======== Data supplied ========

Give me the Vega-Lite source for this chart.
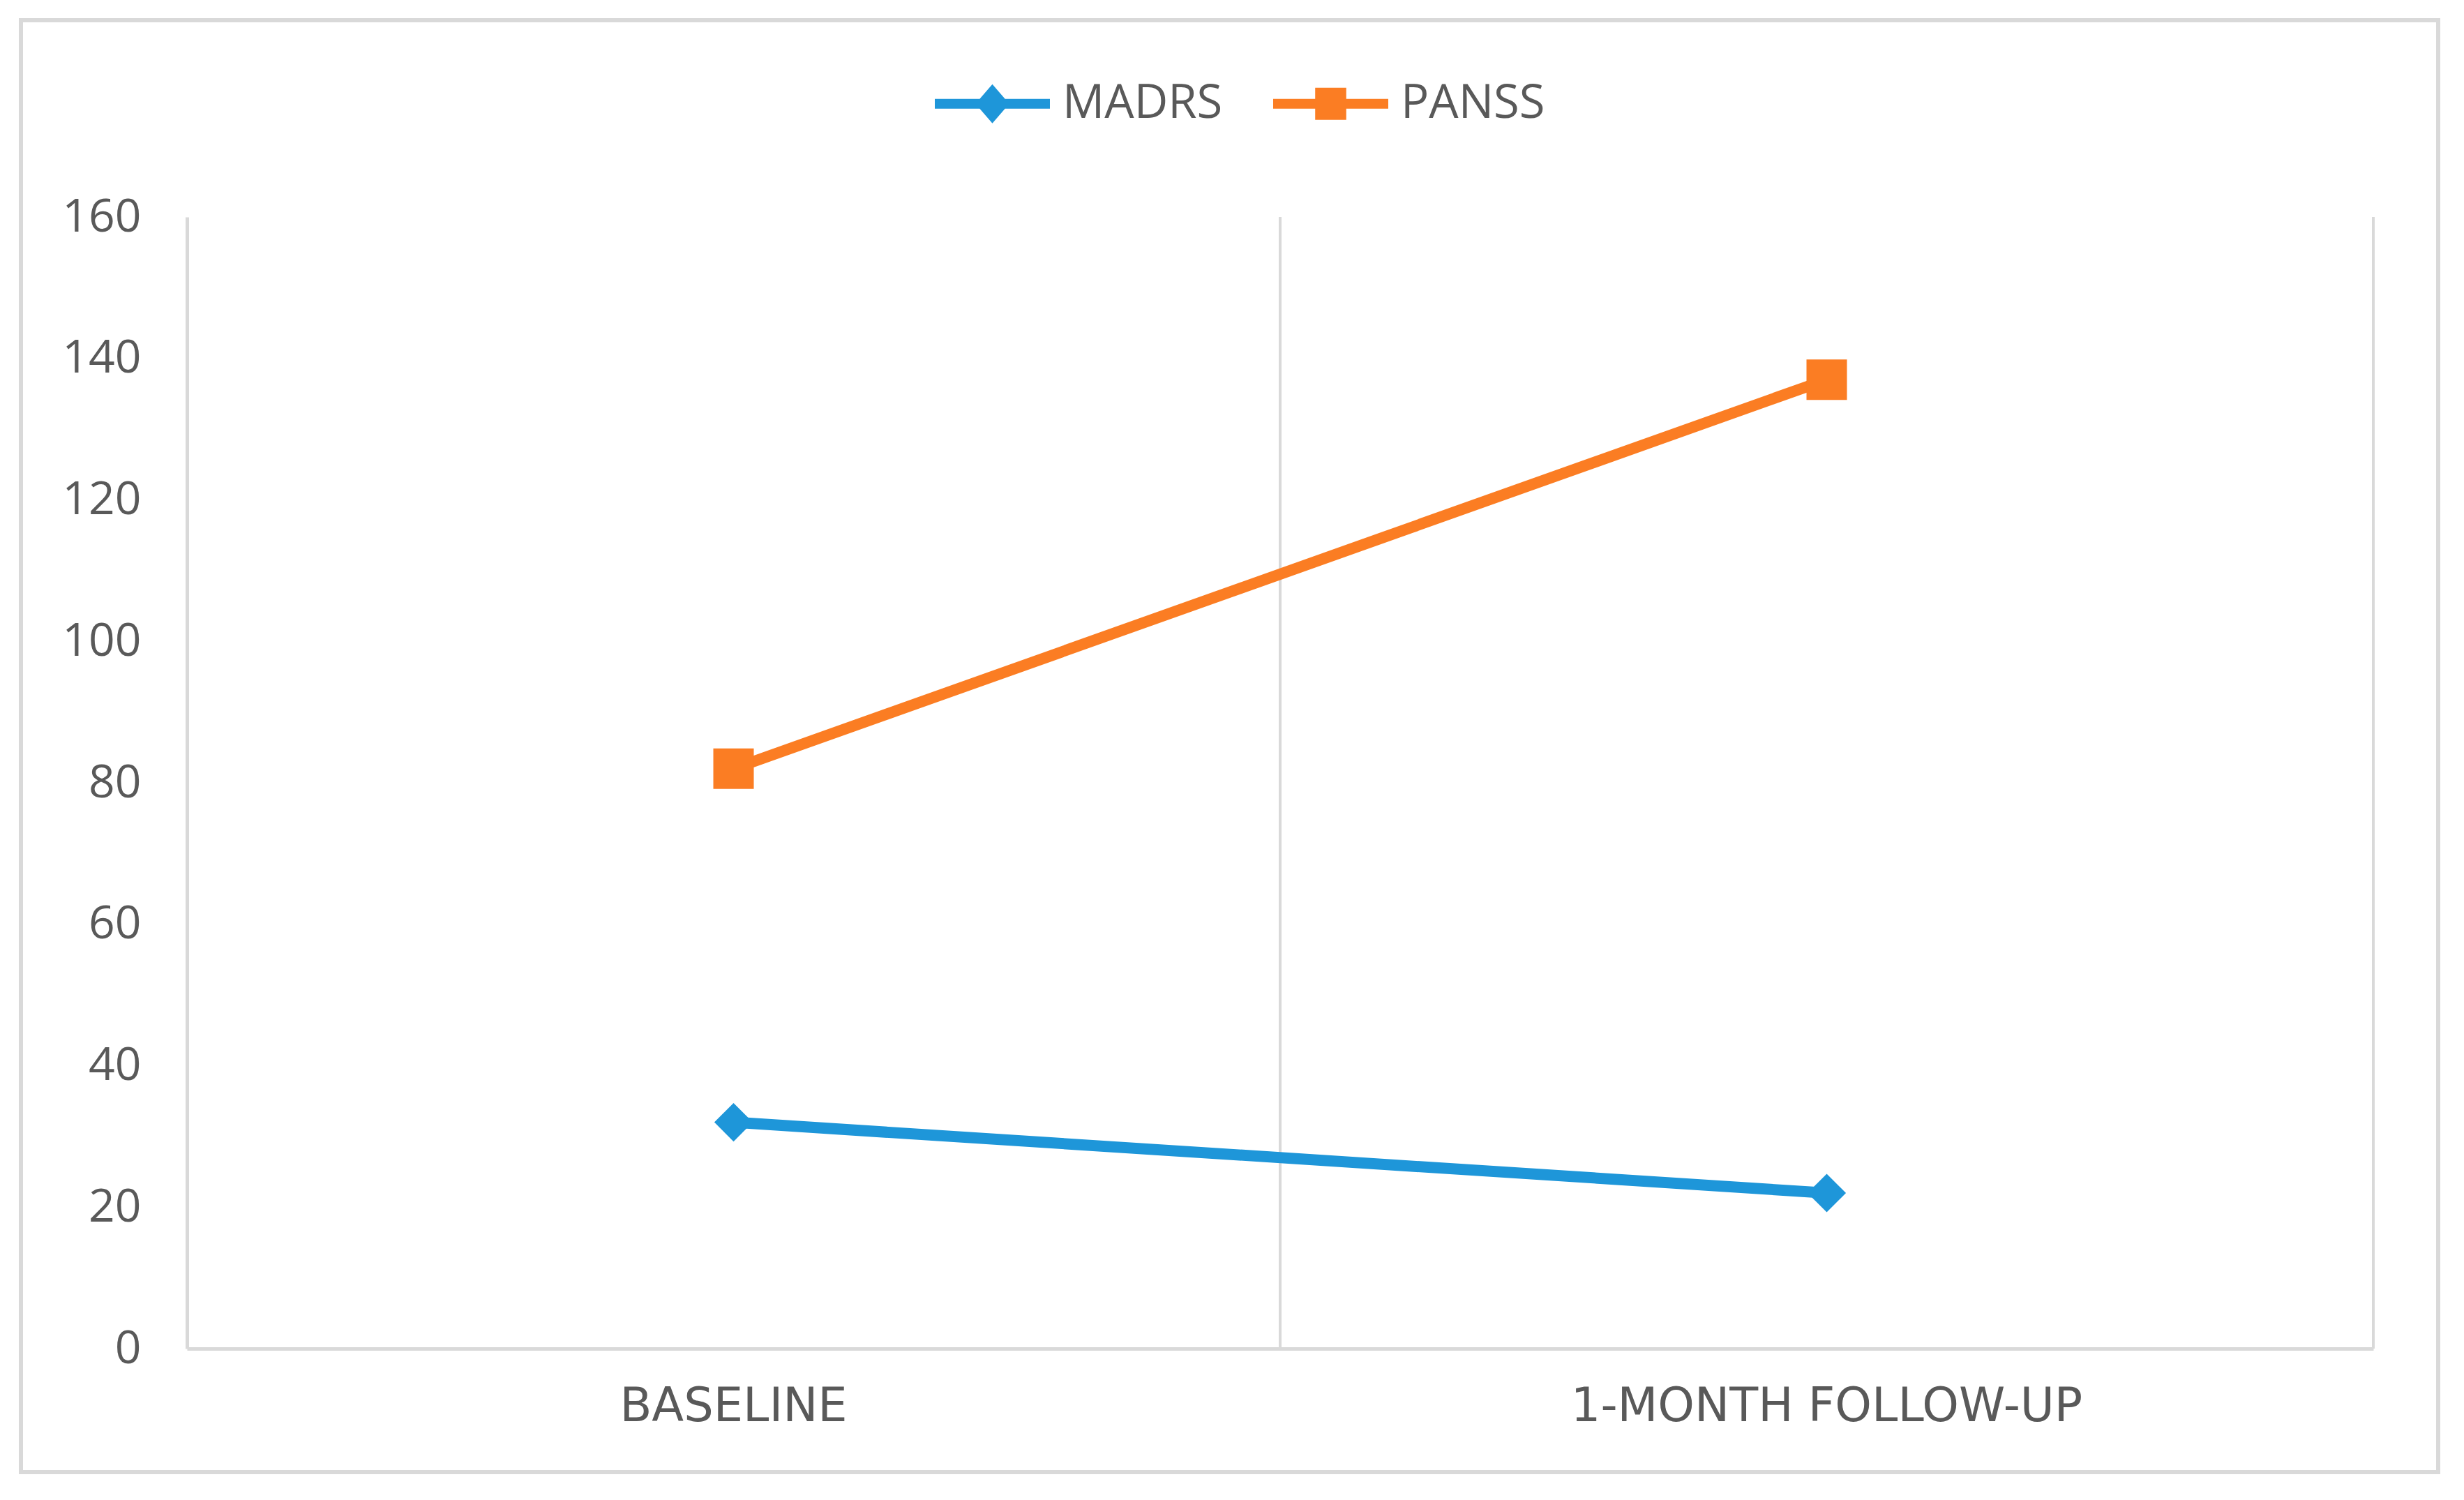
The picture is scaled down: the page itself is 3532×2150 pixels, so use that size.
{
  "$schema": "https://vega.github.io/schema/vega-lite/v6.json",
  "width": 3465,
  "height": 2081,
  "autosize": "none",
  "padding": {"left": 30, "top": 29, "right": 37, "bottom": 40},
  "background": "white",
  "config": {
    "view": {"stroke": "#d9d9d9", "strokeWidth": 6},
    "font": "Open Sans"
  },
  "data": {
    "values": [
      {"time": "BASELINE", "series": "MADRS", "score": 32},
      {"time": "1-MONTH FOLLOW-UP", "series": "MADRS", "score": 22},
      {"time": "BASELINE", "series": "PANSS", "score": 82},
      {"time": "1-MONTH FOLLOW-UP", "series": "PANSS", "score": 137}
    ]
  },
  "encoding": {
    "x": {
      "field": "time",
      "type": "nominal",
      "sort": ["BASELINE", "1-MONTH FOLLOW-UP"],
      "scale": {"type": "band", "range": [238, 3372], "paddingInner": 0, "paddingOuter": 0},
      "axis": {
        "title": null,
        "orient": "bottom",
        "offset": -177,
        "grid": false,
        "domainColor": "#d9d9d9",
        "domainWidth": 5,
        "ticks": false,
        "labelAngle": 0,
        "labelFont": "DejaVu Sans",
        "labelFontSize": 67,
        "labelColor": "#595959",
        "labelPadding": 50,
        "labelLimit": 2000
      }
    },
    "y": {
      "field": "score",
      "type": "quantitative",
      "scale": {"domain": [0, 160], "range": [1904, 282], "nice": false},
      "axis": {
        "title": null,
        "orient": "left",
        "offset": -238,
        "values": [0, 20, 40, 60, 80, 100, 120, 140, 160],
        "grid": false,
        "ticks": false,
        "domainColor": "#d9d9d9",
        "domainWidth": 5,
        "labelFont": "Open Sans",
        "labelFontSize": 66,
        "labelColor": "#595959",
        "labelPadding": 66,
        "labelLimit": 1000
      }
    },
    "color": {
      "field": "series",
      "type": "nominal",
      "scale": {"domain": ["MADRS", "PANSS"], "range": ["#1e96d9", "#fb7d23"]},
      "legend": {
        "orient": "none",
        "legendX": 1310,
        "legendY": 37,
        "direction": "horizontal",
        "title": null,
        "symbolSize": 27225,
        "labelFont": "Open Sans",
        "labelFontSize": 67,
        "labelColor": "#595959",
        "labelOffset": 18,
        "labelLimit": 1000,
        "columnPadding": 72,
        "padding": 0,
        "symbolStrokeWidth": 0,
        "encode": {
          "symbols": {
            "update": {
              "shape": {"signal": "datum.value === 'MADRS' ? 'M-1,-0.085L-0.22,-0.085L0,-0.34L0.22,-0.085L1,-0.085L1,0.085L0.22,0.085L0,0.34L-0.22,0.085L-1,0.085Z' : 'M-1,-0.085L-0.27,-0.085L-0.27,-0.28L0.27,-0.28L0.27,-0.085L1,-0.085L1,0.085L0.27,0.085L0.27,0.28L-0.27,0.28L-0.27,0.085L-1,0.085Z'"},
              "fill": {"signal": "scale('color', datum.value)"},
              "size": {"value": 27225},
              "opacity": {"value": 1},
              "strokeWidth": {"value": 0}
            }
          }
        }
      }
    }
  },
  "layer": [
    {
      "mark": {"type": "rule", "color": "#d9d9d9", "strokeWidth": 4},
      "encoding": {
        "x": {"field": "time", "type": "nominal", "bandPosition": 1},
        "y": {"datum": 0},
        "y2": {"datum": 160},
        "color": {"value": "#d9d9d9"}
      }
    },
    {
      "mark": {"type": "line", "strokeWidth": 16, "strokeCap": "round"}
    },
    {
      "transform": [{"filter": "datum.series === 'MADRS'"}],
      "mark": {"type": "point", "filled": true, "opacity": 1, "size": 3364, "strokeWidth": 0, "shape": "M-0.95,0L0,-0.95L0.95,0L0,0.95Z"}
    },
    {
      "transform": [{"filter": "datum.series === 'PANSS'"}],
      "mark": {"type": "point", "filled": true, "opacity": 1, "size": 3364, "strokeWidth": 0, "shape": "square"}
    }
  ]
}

========
======== Data supplied ========

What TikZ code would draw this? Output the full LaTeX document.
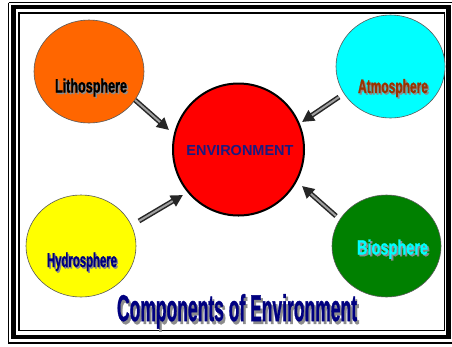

========
======== Data supplied ========

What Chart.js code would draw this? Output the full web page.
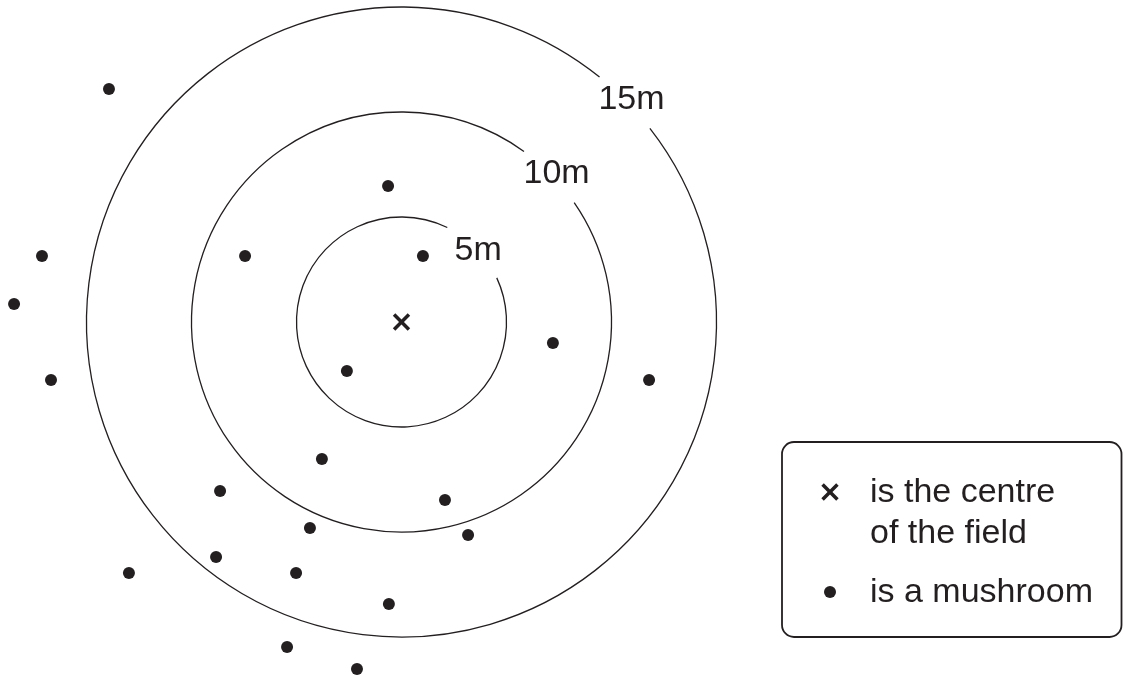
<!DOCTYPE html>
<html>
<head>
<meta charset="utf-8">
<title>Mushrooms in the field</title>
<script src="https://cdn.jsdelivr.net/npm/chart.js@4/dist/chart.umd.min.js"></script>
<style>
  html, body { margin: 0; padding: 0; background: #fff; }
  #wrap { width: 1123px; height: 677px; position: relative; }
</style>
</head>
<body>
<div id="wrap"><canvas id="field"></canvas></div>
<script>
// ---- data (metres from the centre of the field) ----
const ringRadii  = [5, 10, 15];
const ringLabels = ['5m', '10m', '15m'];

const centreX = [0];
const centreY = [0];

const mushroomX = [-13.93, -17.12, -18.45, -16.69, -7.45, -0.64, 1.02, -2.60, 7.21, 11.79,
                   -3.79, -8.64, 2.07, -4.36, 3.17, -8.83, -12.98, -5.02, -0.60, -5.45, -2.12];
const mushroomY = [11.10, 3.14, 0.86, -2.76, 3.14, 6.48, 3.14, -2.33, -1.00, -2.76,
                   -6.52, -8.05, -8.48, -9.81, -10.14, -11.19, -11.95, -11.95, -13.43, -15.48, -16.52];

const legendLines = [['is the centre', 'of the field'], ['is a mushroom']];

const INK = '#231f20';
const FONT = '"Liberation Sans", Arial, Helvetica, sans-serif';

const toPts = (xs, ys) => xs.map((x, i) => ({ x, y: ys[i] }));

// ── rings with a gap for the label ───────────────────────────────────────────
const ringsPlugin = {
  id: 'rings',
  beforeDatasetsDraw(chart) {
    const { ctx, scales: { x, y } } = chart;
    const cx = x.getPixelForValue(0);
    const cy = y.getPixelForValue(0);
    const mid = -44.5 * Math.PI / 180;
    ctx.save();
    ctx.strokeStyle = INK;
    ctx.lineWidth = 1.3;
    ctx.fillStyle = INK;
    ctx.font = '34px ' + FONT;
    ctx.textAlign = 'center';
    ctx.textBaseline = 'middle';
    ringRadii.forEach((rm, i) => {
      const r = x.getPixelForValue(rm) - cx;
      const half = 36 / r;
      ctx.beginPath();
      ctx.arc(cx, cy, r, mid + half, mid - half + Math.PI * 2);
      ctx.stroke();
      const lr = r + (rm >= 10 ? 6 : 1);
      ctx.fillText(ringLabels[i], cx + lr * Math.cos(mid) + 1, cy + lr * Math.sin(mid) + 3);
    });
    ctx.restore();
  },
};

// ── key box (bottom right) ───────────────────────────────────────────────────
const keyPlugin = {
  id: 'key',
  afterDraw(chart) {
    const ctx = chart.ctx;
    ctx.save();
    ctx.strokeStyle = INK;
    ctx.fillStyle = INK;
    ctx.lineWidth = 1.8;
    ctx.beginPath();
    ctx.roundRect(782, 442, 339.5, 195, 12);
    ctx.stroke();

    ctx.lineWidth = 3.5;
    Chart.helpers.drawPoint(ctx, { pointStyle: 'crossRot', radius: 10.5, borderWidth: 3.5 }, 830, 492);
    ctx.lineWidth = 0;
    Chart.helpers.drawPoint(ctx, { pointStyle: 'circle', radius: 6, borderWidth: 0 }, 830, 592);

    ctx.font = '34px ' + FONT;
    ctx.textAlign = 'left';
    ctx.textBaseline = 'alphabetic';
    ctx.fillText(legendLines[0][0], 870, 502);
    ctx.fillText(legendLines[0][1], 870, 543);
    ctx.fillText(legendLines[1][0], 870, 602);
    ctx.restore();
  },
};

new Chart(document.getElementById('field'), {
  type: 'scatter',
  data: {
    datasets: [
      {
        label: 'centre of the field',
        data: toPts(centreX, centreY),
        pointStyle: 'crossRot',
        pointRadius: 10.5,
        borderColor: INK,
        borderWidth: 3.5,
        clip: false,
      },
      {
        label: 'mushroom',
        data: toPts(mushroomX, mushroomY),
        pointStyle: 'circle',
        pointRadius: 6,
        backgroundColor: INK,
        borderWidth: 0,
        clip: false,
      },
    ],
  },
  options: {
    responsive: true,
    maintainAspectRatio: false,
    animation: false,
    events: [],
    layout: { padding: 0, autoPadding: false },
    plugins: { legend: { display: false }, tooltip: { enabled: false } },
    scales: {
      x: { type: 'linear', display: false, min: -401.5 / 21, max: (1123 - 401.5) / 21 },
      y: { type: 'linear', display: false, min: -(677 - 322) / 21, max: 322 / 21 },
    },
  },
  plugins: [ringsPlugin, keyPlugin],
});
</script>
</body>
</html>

========

Your copy should hold only the lines from the one containing "What Chart.js code" through the one containing "-13.43, -15.48, -16.52];", word for word, with no pictures.

> Solution:
What Chart.js code would draw this? Output the full web page.
<!DOCTYPE html>
<html>
<head>
<meta charset="utf-8">
<title>Mushrooms in the field</title>
<script src="https://cdn.jsdelivr.net/npm/chart.js@4/dist/chart.umd.min.js"></script>
<style>
  html, body { margin: 0; padding: 0; background: #fff; }
  #wrap { width: 1123px; height: 677px; position: relative; }
</style>
</head>
<body>
<div id="wrap"><canvas id="field"></canvas></div>
<script>
// ---- data (metres from the centre of the field) ----
const ringRadii  = [5, 10, 15];
const ringLabels = ['5m', '10m', '15m'];

const centreX = [0];
const centreY = [0];

const mushroomX = [-13.93, -17.12, -18.45, -16.69, -7.45, -0.64, 1.02, -2.60, 7.21, 11.79,
                   -3.79, -8.64, 2.07, -4.36, 3.17, -8.83, -12.98, -5.02, -0.60, -5.45, -2.12];
const mushroomY = [11.10, 3.14, 0.86, -2.76, 3.14, 6.48, 3.14, -2.33, -1.00, -2.76,
                   -6.52, -8.05, -8.48, -9.81, -10.14, -11.19, -11.95, -11.95, -13.43, -15.48, -16.52];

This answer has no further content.